_SHORT PROBLEM_
Write out all of the data exactly as it appears.

_MATERIAL FOR THIS EXERCISE_

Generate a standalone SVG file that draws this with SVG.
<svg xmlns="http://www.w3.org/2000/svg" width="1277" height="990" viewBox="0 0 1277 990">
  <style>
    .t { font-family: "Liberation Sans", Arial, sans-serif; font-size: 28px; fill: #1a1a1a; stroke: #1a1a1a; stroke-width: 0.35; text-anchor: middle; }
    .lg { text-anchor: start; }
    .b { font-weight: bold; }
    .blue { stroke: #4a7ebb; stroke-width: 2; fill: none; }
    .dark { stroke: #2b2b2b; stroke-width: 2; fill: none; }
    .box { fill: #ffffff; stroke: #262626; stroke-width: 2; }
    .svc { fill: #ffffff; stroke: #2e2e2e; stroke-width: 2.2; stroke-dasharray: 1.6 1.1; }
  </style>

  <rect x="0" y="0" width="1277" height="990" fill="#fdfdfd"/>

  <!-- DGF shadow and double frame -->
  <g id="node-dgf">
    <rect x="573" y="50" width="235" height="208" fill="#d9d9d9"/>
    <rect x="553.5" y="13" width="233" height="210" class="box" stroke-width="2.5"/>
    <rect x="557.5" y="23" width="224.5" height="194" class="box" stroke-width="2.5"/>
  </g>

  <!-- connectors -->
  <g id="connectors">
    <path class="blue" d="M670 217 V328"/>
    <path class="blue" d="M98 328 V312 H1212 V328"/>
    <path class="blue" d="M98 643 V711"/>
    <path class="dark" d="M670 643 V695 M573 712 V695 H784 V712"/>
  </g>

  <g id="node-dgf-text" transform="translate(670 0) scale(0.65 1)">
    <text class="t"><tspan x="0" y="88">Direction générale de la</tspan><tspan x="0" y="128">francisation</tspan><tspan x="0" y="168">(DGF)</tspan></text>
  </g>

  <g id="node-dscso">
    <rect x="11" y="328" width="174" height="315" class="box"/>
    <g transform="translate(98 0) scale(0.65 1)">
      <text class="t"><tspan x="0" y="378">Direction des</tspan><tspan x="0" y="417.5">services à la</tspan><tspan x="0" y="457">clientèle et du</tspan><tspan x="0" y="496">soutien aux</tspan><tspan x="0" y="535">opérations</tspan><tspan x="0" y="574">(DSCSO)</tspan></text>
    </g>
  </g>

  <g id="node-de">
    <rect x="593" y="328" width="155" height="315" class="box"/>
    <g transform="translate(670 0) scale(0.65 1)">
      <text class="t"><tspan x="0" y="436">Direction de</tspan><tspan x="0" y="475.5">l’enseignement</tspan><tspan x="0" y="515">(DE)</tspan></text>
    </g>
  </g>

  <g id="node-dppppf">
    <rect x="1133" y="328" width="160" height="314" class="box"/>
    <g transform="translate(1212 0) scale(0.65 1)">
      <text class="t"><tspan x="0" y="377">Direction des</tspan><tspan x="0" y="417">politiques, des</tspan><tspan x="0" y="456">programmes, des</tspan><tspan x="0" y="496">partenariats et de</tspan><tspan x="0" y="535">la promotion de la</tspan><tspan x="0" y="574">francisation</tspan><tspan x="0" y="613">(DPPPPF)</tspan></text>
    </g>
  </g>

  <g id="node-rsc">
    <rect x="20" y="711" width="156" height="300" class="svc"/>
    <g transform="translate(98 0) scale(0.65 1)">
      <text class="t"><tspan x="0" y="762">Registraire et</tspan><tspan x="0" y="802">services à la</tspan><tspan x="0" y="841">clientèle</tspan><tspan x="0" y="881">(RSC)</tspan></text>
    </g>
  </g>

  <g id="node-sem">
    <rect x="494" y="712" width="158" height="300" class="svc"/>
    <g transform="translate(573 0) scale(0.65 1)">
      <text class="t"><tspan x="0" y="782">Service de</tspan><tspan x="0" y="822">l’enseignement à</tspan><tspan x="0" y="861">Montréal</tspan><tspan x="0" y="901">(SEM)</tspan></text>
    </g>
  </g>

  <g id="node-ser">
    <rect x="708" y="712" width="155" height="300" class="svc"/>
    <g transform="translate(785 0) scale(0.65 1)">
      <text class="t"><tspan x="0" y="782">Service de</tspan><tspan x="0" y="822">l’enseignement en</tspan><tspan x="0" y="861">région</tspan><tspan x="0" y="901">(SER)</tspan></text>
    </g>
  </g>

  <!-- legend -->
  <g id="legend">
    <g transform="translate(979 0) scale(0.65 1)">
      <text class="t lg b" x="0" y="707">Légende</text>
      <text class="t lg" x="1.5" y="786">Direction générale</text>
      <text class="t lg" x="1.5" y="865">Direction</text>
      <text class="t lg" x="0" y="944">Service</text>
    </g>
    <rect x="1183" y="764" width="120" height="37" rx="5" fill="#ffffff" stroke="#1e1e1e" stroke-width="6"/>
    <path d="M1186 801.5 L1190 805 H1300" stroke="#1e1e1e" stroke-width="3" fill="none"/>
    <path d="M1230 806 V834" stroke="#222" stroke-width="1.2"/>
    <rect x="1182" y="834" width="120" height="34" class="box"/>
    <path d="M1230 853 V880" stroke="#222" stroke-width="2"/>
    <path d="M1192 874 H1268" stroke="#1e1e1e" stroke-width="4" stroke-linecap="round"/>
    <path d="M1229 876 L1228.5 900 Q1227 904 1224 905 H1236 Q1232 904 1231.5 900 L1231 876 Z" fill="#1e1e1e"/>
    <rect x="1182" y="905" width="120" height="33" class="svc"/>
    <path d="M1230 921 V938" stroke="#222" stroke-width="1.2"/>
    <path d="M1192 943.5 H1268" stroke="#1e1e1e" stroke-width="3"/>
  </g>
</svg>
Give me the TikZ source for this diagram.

_RESPONSE TO THIS TASK_
Generate a standalone SVG file that draws this with SVG.
<svg xmlns="http://www.w3.org/2000/svg" width="1277" height="990" viewBox="0 0 1277 990">
  <style>
    .t { font-family: "Liberation Sans", Arial, sans-serif; font-size: 28px; fill: #1a1a1a; stroke: #1a1a1a; stroke-width: 0.35; text-anchor: middle; }
    .lg { text-anchor: start; }
    .b { font-weight: bold; }
    .blue { stroke: #4a7ebb; stroke-width: 2; fill: none; }
    .dark { stroke: #2b2b2b; stroke-width: 2; fill: none; }
    .box { fill: #ffffff; stroke: #262626; stroke-width: 2; }
    .svc { fill: #ffffff; stroke: #2e2e2e; stroke-width: 2.2; stroke-dasharray: 1.6 1.1; }
  </style>

  <rect x="0" y="0" width="1277" height="990" fill="#fdfdfd"/>

  <!-- DGF shadow and double frame -->
  <g id="node-dgf">
    <rect x="573" y="50" width="235" height="208" fill="#d9d9d9"/>
    <rect x="553.5" y="13" width="233" height="210" class="box" stroke-width="2.5"/>
    <rect x="557.5" y="23" width="224.5" height="194" class="box" stroke-width="2.5"/>
  </g>

  <!-- connectors -->
  <g id="connectors">
    <path class="blue" d="M670 217 V328"/>
    <path class="blue" d="M98 328 V312 H1212 V328"/>
    <path class="blue" d="M98 643 V711"/>
    <path class="dark" d="M670 643 V695 M573 712 V695 H784 V712"/>
  </g>

  <g id="node-dgf-text" transform="translate(670 0) scale(0.65 1)">
    <text class="t"><tspan x="0" y="88">Direction générale de la</tspan><tspan x="0" y="128">francisation</tspan><tspan x="0" y="168">(DGF)</tspan></text>
  </g>

  <g id="node-dscso">
    <rect x="11" y="328" width="174" height="315" class="box"/>
    <g transform="translate(98 0) scale(0.65 1)">
      <text class="t"><tspan x="0" y="378">Direction des</tspan><tspan x="0" y="417.5">services à la</tspan><tspan x="0" y="457">clientèle et du</tspan><tspan x="0" y="496">soutien aux</tspan><tspan x="0" y="535">opérations</tspan><tspan x="0" y="574">(DSCSO)</tspan></text>
    </g>
  </g>

  <g id="node-de">
    <rect x="593" y="328" width="155" height="315" class="box"/>
    <g transform="translate(670 0) scale(0.65 1)">
      <text class="t"><tspan x="0" y="436">Direction de</tspan><tspan x="0" y="475.5">l’enseignement</tspan><tspan x="0" y="515">(DE)</tspan></text>
    </g>
  </g>

  <g id="node-dppppf">
    <rect x="1133" y="328" width="160" height="314" class="box"/>
    <g transform="translate(1212 0) scale(0.65 1)">
      <text class="t"><tspan x="0" y="377">Direction des</tspan><tspan x="0" y="417">politiques, des</tspan><tspan x="0" y="456">programmes, des</tspan><tspan x="0" y="496">partenariats et de</tspan><tspan x="0" y="535">la promotion de la</tspan><tspan x="0" y="574">francisation</tspan><tspan x="0" y="613">(DPPPPF)</tspan></text>
    </g>
  </g>

  <g id="node-rsc">
    <rect x="20" y="711" width="156" height="300" class="svc"/>
    <g transform="translate(98 0) scale(0.65 1)">
      <text class="t"><tspan x="0" y="762">Registraire et</tspan><tspan x="0" y="802">services à la</tspan><tspan x="0" y="841">clientèle</tspan><tspan x="0" y="881">(RSC)</tspan></text>
    </g>
  </g>

  <g id="node-sem">
    <rect x="494" y="712" width="158" height="300" class="svc"/>
    <g transform="translate(573 0) scale(0.65 1)">
      <text class="t"><tspan x="0" y="782">Service de</tspan><tspan x="0" y="822">l’enseignement à</tspan><tspan x="0" y="861">Montréal</tspan><tspan x="0" y="901">(SEM)</tspan></text>
    </g>
  </g>

  <g id="node-ser">
    <rect x="708" y="712" width="155" height="300" class="svc"/>
    <g transform="translate(785 0) scale(0.65 1)">
      <text class="t"><tspan x="0" y="782">Service de</tspan><tspan x="0" y="822">l’enseignement en</tspan><tspan x="0" y="861">région</tspan><tspan x="0" y="901">(SER)</tspan></text>
    </g>
  </g>

  <!-- legend -->
  <g id="legend">
    <g transform="translate(979 0) scale(0.65 1)">
      <text class="t lg b" x="0" y="707">Légende</text>
      <text class="t lg" x="1.5" y="786">Direction générale</text>
      <text class="t lg" x="1.5" y="865">Direction</text>
      <text class="t lg" x="0" y="944">Service</text>
    </g>
    <rect x="1183" y="764" width="120" height="37" rx="5" fill="#ffffff" stroke="#1e1e1e" stroke-width="6"/>
    <path d="M1186 801.5 L1190 805 H1300" stroke="#1e1e1e" stroke-width="3" fill="none"/>
    <path d="M1230 806 V834" stroke="#222" stroke-width="1.2"/>
    <rect x="1182" y="834" width="120" height="34" class="box"/>
    <path d="M1230 853 V880" stroke="#222" stroke-width="2"/>
    <path d="M1192 874 H1268" stroke="#1e1e1e" stroke-width="4" stroke-linecap="round"/>
    <path d="M1229 876 L1228.5 900 Q1227 904 1224 905 H1236 Q1232 904 1231.5 900 L1231 876 Z" fill="#1e1e1e"/>
    <rect x="1182" y="905" width="120" height="33" class="svc"/>
    <path d="M1230 921 V938" stroke="#222" stroke-width="1.2"/>
    <path d="M1192 943.5 H1268" stroke="#1e1e1e" stroke-width="3"/>
  </g>
</svg>
Give me the TikZ source for this diagram.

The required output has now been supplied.